Relative CW approximation, Hurewicz fibrations and Serre fibrations

Question

Let $B$ be a finite CW complex and $p:E\to B$ a Hurewicz fibration.

I know that every topological space $E$ has the weak(!) homotopy type of a CW complex $D$ realized by a weak equivalence $f:D\to E$. (I apologize for asking two things in one question but they are so related that splitting them up seems a little exaggerated.)

1. Is it possible to find a CW complex $D'$, a Hurewicz fibration $p':D'\to B$ and a weak equivalence $f':D'\to E$ such that $p'=p\circ f'$?

2. Is it possible to find a Serre fibration $q:C\to B$ and a weak equivalence $g:C\to E$ such that $q=p\circ g$? Can I choose $C$ to be a CW complex?

ADDENDUM:

Due to Henry T. Horton's great answer, the whole question reduces to the following question.

Let $E$ be a topological space.
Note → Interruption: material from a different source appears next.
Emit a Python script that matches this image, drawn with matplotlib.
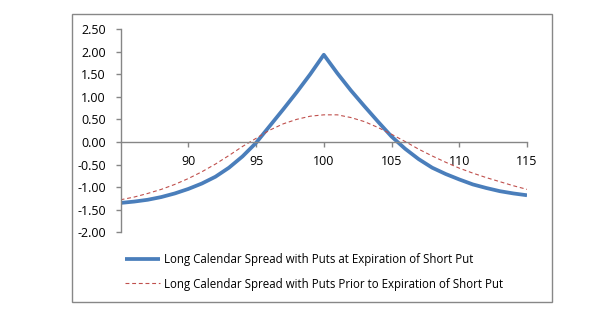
import matplotlib
matplotlib.use("Agg")
import matplotlib.pyplot as plt
from matplotlib.patches import Rectangle

price = list(range(85, 116))
at_expiration = [-1.35, -1.32, -1.28, -1.22, -1.14, -1.04, -0.92, -0.77, -0.57, -0.32,
                 -0.02, 0.35, 0.72, 1.10, 1.50, 1.93, 1.52, 1.14, 0.79, 0.45,
                 0.12, -0.15, -0.38, -0.57, -0.71, -0.83, -0.94, -1.02, -1.09, -1.14, -1.18]
prior_expiration = [-1.28, -1.22, -1.14, -1.05, -0.94, -0.81, -0.66, -0.49, -0.30, -0.10,
                    0.08, 0.26, 0.40, 0.50, 0.57, 0.60, 0.60, 0.54, 0.45, 0.32,
                    0.17, 0.01, -0.16, -0.31, -0.45, -0.58, -0.69, -0.79, -0.88, -0.97, -1.05]
x_ticks = [90, 95, 100, 105, 110, 115]
y_ticks = [2.5, 2.0, 1.5, 1.0, 0.5, 0.0, -0.5, -1.0, -1.5, -2.0]
label_at = "Long Calendar Spread with Puts at Expiration of Short Put"
label_prior = "Long Calendar Spread with Puts Prior to Expiration of Short Put"

W, H = 600, 330
plt.rcParams['font.family'] = ['Open Sans', 'DejaVu Sans']
fig = plt.figure(figsize=(W / 100, H / 100), dpi=100)

# outer chart border
fig.patches.append(Rectangle((72.3 / W, 1 - 302.3 / H), (552.3 - 72.3) / W, (302.3 - 14) / H,
                             transform=fig.transFigure, fill=False, edgecolor='#878787', lw=1.0))

left, right = 120.6, 527.0
top, bottom = 29.0, 232.3
ax = fig.add_axes([left / W, 1 - bottom / H, (right - left) / W, (bottom - top) / H])
ax.patch.set_alpha(0)

l1, = ax.plot(price, at_expiration, color='#4A7EBB', lw=2.7, solid_capstyle='butt',
              solid_joinstyle='round', label=label_at)
l2, = ax.plot(price, prior_expiration, color='#C0504D', lw=0.8, ls=(0, (3.5, 2.5)), label=label_prior)

ax.set_xlim(85, 115)
ax.set_ylim(-2.0, 2.5)
ax.spines['top'].set_visible(False)
ax.spines['right'].set_visible(False)
ax.spines['bottom'].set_position(('data', 0))
for s in ('left', 'bottom'):
    ax.spines[s].set_color('#868686')
    ax.spines[s].set_linewidth(1.0)

ax.set_xticks(x_ticks)
ax.set_xticklabels([str(v) for v in x_ticks])
ax.set_yticks(y_ticks)
ax.set_yticklabels([f"{v:.2f}" for v in y_ticks])
ax.tick_params(axis='x', direction='out', length=3.5, width=1.0, color='#868686', pad=6,
               labelsize=9, labelcolor='black')
ax.tick_params(axis='y', direction='out', length=3.5, width=1.0, color='#868686', pad=7,
               labelsize=9, labelcolor='black')

fig.legend(handles=[l1, l2], loc='upper left', bbox_to_anchor=(125 / W, 1 - 253 / H),
           frameon=False, fontsize=8.3, handlelength=3.0, handletextpad=0.35,
           labelspacing=1.0, borderaxespad=0, borderpad=0)

fig.savefig('out.png', dpi=100)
Is it possible to find a CW complex $D$ and a weak equivalence $f:D\to E$ such that $f$ is also a Serre fibration?

Answer 1

For the second question, consider the following. Let $$B^I \longrightarrow B,$$ $$\alpha \mapsto \alpha(0)$$ be the path space fibration and consider the pullback \begin{matrix} p^\ast B^I & \longrightarrow & E \\ \downarrow & & \downarrow \\ B^I & \longrightarrow & B \end{matrix} Write $P_p = p^\ast B^I$; we call $P_p$ the mapping path space of $p: E \longrightarrow B$. We have the mapping path fibration $$q: P_p \longrightarrow B,$$ $$(e, \alpha) \mapsto \alpha(1).$$

Theorem. $q: P_p \longrightarrow B$ is a Serre fibration and there exists a homotopy equivalence $g: P_p \longrightarrow E$ such that $q = p \circ g$. In fact, since $p$ is a fibration, $g$ is a fiber homotopy equivalence.
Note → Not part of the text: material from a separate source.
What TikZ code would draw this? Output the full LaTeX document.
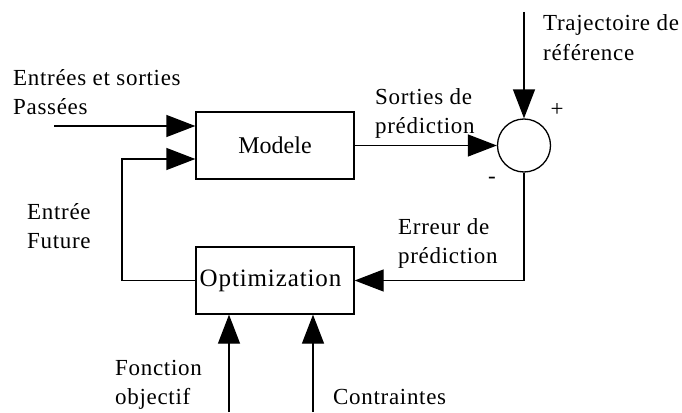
\documentclass[tikz,border=0pt]{standalone}
\usepackage{fontspec}
\setmainfont{Liberation Serif}
\usetikzlibrary{arrows.meta,calc}
\begin{document}
\begin{tikzpicture}[x=1pt,y=-1pt,
  blk/.style={draw,line width=1.3pt,minimum width=158pt,minimum height=67pt,inner sep=0pt},
  sumc/.style={draw,circle,line width=1.3pt,minimum size=53pt,inner sep=0pt},
  lbl/.style={anchor=base west,inner sep=0pt,align=left,font=\fontsize{23}{29}\selectfont\addfontfeatures{LetterSpace=3}},
  sgn/.style={inner sep=0pt,font=\fontsize{23}{29}\selectfont},
  ln/.style={line width=1.3pt},
  arr/.style={line width=1.3pt,-{Triangle[length=29pt,width=22pt]}}]
\useasboundingbox (0,0) rectangle (682,412);
\node[blk,font=\fontsize{24}{28}\selectfont] (modele) at (275,145.5) {Modele};
\node[blk,font=\fontsize{25}{28}\selectfont\addfontfeatures{LetterSpace=3.5}] (optim) at (275,280.5) {\hspace*{-9pt}Optimization};
\node[sumc] (sum) at (524,145.5) {};
\coordinate (in1) at (54,126);
\coordinate (fbtop) at (122,159);
\coordinate (ref) at (524,12);
\coordinate (fo) at (229,412);
\coordinate (co) at (313,412);
\draw[arr] (in1) -- (in1 -| modele.west);
\draw[arr] (optim.west) -| (fbtop) -- (fbtop -| modele.west);
\draw[arr] (modele.east) -- (sum.west);
\draw[arr] (ref) -- (sum.north);
\draw[arr] (sum.south) |- (optim.east);
\draw[arr] (fo) -- (fo |- optim.south);
\draw[arr] (co) -- (co |- optim.south);
\node[lbl] (l1) at (13,114) {Entrées et sorties\\Passées};
\node[lbl] (l2) at (543,60) {Trajectoire de\\référence};
\node[lbl] (l3) at (375,133) {Sorties de\\prédiction};
\node[lbl] (l4) at (398,263) {Erreur de\\prédiction};
\node[lbl] (l5) at (27,248) {Entrée\\Future};
\node[lbl] (l6) at (115,404) {Fonction\\objectif};
\node[lbl] (l7) at (333,404) {Contraintes};
\node[sgn] (plus) at (557,110) {+};
\node[sgn] (minus) at (492,180) {-};
\end{tikzpicture}
\end{document}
The map $g: P_p \longrightarrow E$ above is actually just the projection onto the first factor: $$P_p \longrightarrow E,$$ $$(e, \alpha) \mapsto e.$$ See the proof of Theorem 6.18 of Davis and Kirk's Lecture Notes in Algebraic Topology (available here) for the details on why $q$ is a Serre fibration.